▶ GOAL: Scan the records below for the line with "Rebuild this chart" and the line with "return (H - B - py) / ph", and retype that range exactly, both ends included, pictures excepted.

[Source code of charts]
- - -

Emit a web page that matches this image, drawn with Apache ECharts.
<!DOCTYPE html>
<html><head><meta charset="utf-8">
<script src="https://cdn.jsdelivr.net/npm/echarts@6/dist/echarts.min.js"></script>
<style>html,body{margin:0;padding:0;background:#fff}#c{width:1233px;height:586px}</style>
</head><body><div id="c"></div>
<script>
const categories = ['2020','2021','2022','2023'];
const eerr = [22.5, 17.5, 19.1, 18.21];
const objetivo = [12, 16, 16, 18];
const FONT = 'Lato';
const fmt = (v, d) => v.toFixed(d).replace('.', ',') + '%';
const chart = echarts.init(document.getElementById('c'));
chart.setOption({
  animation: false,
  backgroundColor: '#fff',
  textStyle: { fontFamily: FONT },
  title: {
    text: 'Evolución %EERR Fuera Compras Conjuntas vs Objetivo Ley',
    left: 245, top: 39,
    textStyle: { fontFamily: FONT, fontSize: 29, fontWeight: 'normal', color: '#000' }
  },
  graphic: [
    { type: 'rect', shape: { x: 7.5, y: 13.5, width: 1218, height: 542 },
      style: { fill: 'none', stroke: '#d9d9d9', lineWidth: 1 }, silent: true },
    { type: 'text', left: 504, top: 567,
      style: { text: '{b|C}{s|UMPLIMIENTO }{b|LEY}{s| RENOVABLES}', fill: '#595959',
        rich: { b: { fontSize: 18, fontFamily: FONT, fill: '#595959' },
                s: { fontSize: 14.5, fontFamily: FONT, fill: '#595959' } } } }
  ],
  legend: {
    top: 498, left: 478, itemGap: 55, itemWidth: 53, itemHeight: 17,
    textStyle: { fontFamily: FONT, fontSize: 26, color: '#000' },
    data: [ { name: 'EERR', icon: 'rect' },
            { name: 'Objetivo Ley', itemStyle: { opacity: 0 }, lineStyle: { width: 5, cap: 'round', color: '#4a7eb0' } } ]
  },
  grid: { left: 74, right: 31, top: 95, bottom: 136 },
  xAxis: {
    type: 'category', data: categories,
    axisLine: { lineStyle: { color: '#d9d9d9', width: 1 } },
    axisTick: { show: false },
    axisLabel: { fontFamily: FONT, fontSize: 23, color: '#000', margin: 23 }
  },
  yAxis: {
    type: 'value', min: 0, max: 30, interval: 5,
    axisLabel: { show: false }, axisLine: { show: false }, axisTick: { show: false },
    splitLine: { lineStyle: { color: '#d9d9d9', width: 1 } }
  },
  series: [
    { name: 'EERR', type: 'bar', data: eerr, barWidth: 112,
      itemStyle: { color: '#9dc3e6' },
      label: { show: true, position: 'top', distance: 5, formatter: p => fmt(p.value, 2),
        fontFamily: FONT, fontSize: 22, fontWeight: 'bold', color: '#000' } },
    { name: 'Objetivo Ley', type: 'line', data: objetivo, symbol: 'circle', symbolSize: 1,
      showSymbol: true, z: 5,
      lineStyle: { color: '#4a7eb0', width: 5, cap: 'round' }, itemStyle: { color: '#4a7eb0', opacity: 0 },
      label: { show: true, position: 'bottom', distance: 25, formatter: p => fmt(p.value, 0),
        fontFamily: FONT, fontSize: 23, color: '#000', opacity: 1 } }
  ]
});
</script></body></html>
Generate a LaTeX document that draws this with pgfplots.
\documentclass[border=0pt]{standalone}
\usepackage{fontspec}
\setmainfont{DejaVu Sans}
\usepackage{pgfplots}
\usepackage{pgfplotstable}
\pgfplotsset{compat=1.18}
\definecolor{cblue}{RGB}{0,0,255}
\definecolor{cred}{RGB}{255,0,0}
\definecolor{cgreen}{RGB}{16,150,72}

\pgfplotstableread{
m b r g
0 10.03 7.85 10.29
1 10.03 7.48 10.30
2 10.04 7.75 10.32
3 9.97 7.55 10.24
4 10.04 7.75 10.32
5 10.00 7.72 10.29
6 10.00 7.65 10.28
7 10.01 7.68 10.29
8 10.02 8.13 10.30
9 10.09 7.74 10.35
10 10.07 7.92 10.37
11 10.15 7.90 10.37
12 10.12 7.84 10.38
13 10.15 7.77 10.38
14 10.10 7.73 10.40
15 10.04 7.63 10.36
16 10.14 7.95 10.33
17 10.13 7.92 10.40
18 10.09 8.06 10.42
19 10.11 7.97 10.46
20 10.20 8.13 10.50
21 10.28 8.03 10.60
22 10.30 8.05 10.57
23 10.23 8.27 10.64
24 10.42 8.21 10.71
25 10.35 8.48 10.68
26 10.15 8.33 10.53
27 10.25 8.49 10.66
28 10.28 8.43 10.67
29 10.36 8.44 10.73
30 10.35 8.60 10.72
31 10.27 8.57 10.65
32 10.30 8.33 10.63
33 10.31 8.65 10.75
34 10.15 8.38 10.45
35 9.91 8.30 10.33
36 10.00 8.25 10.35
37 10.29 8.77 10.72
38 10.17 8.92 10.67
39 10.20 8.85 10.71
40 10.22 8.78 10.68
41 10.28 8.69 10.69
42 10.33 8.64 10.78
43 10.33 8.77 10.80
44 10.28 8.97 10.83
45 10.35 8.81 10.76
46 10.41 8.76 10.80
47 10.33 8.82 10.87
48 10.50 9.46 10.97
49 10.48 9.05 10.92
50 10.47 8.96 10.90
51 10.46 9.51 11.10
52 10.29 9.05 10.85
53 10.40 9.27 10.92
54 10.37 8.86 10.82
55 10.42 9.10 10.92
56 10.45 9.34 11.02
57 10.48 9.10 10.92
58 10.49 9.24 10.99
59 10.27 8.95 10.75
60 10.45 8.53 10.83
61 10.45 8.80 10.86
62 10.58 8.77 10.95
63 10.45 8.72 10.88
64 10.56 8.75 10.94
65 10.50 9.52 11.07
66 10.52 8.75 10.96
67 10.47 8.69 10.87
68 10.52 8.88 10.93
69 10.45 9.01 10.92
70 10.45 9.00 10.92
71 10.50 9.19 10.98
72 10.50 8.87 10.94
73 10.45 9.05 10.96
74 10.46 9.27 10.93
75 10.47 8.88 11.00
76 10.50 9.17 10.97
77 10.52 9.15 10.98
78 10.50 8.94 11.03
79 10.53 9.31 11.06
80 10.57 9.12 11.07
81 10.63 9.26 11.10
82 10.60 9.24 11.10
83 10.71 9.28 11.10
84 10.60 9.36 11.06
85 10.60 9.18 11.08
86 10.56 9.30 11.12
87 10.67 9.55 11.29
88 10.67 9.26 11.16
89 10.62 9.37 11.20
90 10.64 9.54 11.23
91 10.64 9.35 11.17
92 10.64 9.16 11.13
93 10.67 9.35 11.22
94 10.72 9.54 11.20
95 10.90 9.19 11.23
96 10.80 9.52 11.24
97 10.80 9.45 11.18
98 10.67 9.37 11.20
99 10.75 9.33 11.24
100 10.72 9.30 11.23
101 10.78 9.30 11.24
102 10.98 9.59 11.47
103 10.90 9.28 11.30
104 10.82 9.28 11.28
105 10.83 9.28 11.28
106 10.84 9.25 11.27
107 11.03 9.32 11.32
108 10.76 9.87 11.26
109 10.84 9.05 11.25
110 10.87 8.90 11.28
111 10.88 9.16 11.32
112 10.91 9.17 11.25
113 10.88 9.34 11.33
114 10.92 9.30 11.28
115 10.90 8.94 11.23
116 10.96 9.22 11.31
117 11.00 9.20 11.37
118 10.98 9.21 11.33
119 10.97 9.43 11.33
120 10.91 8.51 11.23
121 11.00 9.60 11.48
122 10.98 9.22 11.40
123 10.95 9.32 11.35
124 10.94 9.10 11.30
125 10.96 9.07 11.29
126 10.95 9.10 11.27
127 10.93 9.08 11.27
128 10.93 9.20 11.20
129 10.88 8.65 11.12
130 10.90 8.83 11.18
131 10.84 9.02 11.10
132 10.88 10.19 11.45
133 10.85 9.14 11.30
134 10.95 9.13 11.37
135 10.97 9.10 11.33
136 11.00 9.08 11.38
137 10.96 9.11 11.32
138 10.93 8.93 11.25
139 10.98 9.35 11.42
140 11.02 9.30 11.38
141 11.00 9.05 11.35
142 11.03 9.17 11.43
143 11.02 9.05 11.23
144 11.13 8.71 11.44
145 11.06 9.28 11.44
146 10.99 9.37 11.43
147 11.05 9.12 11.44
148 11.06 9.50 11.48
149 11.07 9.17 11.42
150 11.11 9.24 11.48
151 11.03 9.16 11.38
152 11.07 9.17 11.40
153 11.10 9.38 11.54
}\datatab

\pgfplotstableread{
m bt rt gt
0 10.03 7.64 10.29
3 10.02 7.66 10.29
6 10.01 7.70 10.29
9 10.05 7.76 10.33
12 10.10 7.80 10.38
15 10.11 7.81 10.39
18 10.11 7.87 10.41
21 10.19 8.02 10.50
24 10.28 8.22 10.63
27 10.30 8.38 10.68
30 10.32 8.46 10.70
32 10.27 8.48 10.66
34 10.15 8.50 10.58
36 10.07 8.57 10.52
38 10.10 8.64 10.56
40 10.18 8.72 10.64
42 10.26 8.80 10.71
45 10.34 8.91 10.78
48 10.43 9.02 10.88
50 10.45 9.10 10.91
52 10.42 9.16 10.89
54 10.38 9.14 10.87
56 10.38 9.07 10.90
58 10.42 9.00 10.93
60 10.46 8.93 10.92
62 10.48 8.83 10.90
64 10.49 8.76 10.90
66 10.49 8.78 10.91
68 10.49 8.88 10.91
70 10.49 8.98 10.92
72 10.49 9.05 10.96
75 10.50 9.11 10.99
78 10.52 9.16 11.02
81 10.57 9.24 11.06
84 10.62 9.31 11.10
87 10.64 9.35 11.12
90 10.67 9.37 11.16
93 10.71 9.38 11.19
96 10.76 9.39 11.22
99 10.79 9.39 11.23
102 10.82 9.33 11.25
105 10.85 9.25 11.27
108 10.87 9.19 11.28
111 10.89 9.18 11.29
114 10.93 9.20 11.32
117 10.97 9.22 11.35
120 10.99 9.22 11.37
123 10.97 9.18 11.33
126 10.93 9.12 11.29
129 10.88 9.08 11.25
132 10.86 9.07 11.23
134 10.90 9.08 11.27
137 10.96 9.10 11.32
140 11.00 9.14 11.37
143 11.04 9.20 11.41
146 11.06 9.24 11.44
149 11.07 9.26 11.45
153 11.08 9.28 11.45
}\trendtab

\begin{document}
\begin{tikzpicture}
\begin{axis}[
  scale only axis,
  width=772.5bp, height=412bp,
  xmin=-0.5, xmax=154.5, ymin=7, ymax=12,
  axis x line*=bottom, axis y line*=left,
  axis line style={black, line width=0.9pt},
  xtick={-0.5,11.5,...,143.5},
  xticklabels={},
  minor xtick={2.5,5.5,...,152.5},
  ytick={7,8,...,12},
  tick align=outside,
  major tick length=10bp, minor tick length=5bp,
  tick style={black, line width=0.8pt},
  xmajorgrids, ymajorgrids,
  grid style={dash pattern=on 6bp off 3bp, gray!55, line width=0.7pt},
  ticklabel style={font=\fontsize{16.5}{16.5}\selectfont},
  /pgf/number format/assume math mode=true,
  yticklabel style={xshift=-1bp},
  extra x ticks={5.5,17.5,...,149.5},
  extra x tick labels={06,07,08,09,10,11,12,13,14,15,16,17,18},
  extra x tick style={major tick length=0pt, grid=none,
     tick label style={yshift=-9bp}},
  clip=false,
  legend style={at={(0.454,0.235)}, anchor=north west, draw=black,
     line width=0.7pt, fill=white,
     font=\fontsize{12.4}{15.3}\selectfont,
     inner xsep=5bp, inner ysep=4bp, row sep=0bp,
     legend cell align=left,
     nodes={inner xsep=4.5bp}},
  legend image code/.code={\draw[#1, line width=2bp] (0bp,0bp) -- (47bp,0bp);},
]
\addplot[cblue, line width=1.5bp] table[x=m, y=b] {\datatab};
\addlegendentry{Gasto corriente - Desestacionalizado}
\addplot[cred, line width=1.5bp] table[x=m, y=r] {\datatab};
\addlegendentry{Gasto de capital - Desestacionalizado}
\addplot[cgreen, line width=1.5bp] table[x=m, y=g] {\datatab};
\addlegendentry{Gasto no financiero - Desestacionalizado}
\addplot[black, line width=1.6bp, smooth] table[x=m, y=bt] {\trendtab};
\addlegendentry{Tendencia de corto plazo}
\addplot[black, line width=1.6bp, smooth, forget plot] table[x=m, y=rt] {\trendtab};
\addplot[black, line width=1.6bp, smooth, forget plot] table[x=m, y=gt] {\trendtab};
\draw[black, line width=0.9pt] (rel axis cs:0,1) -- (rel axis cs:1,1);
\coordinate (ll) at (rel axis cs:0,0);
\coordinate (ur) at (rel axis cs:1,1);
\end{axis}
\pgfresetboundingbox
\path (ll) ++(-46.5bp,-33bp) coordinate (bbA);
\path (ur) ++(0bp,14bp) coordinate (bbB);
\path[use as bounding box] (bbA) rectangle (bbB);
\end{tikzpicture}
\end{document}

- - -

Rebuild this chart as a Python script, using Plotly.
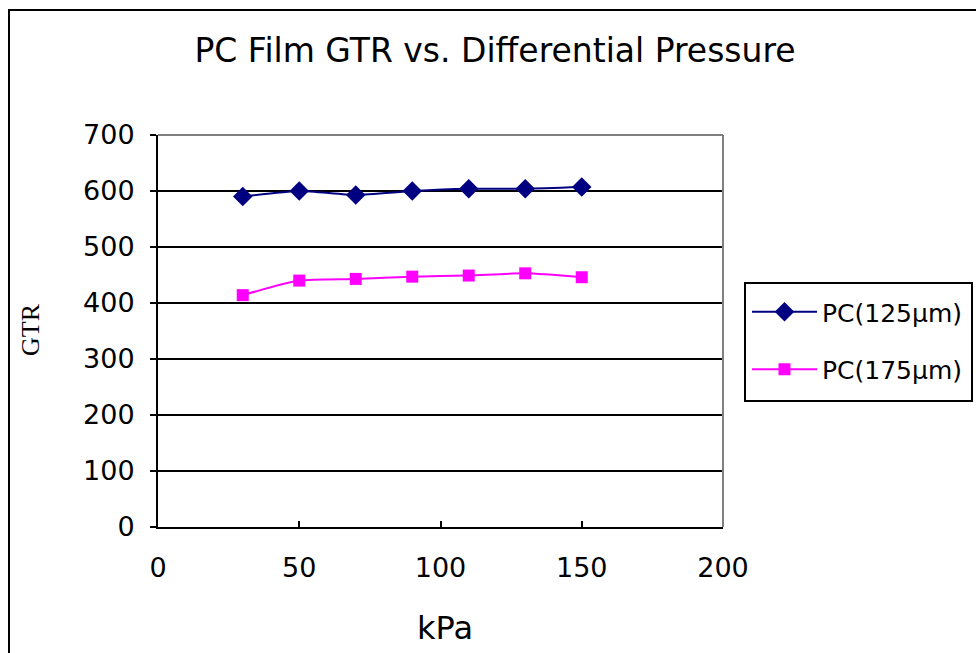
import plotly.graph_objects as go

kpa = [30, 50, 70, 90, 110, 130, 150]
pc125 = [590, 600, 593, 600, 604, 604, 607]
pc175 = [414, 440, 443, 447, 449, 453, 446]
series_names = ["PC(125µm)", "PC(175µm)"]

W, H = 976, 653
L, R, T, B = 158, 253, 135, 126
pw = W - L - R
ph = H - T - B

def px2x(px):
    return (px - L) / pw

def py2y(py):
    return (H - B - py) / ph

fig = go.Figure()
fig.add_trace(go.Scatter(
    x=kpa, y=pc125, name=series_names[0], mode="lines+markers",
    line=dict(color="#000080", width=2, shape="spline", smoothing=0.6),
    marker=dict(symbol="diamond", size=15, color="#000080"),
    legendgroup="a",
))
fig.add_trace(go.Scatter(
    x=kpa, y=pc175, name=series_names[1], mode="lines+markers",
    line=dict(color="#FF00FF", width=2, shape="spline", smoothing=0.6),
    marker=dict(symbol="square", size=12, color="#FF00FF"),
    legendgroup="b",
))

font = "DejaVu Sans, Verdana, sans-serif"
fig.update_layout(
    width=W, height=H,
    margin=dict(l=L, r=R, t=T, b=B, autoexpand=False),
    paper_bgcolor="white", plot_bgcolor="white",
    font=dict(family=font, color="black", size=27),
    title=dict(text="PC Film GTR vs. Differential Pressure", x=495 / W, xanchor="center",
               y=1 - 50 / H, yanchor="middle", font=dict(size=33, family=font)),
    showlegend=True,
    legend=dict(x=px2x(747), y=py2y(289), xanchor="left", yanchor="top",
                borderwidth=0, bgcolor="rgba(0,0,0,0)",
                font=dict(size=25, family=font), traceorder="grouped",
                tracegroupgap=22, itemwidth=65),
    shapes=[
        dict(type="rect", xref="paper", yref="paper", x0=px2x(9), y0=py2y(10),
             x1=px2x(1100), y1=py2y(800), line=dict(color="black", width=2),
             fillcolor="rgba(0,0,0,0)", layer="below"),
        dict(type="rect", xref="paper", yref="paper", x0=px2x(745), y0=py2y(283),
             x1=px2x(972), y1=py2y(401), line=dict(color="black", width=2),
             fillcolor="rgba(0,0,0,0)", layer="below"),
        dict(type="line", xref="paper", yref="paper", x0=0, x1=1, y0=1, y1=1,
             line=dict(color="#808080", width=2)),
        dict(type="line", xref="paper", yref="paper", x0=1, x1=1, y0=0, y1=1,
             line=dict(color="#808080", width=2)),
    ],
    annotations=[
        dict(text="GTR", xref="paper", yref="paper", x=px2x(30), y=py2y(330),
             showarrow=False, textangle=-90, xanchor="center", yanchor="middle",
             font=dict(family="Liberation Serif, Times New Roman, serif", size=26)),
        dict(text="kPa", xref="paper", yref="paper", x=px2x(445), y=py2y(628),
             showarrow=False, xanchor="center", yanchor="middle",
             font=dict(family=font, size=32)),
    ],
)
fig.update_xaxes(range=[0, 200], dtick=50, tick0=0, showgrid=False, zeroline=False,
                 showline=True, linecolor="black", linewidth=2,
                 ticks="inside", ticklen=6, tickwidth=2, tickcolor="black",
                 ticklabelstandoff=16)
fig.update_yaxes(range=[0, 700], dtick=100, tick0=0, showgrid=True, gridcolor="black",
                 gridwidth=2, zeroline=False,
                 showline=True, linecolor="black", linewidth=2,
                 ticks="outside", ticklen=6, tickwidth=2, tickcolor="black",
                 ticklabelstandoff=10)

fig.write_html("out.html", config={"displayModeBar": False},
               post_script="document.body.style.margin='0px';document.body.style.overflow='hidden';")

- - -

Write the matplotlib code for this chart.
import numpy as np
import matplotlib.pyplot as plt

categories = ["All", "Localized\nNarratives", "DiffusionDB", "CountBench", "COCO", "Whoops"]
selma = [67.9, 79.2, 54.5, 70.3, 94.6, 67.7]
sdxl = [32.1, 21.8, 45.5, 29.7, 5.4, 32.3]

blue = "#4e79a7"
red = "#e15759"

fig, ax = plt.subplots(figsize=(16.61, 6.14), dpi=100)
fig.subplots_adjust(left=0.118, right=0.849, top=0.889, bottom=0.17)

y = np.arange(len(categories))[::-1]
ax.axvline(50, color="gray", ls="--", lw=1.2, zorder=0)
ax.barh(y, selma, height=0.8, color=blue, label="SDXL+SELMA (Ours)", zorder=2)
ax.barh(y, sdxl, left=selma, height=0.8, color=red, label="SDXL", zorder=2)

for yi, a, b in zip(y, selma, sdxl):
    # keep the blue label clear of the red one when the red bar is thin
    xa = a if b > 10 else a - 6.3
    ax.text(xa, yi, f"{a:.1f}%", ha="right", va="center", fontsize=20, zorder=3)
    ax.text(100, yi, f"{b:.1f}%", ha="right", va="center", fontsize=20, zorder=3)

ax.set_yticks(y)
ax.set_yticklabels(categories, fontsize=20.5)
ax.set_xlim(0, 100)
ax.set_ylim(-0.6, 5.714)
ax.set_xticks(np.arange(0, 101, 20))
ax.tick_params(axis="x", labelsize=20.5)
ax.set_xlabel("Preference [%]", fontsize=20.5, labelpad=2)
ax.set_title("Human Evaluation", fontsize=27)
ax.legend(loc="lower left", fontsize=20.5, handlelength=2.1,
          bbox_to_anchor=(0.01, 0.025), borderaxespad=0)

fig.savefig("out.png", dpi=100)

- - -

▶ ANSWER TO THIS PROBLEM:
Rebuild this chart as a Python script, using Plotly.
import plotly.graph_objects as go

kpa = [30, 50, 70, 90, 110, 130, 150]
pc125 = [590, 600, 593, 600, 604, 604, 607]
pc175 = [414, 440, 443, 447, 449, 453, 446]
series_names = ["PC(125µm)", "PC(175µm)"]

W, H = 976, 653
L, R, T, B = 158, 253, 135, 126
pw = W - L - R
ph = H - T - B

def px2x(px):
    return (px - L) / pw

def py2y(py):
    return (H - B - py) / ph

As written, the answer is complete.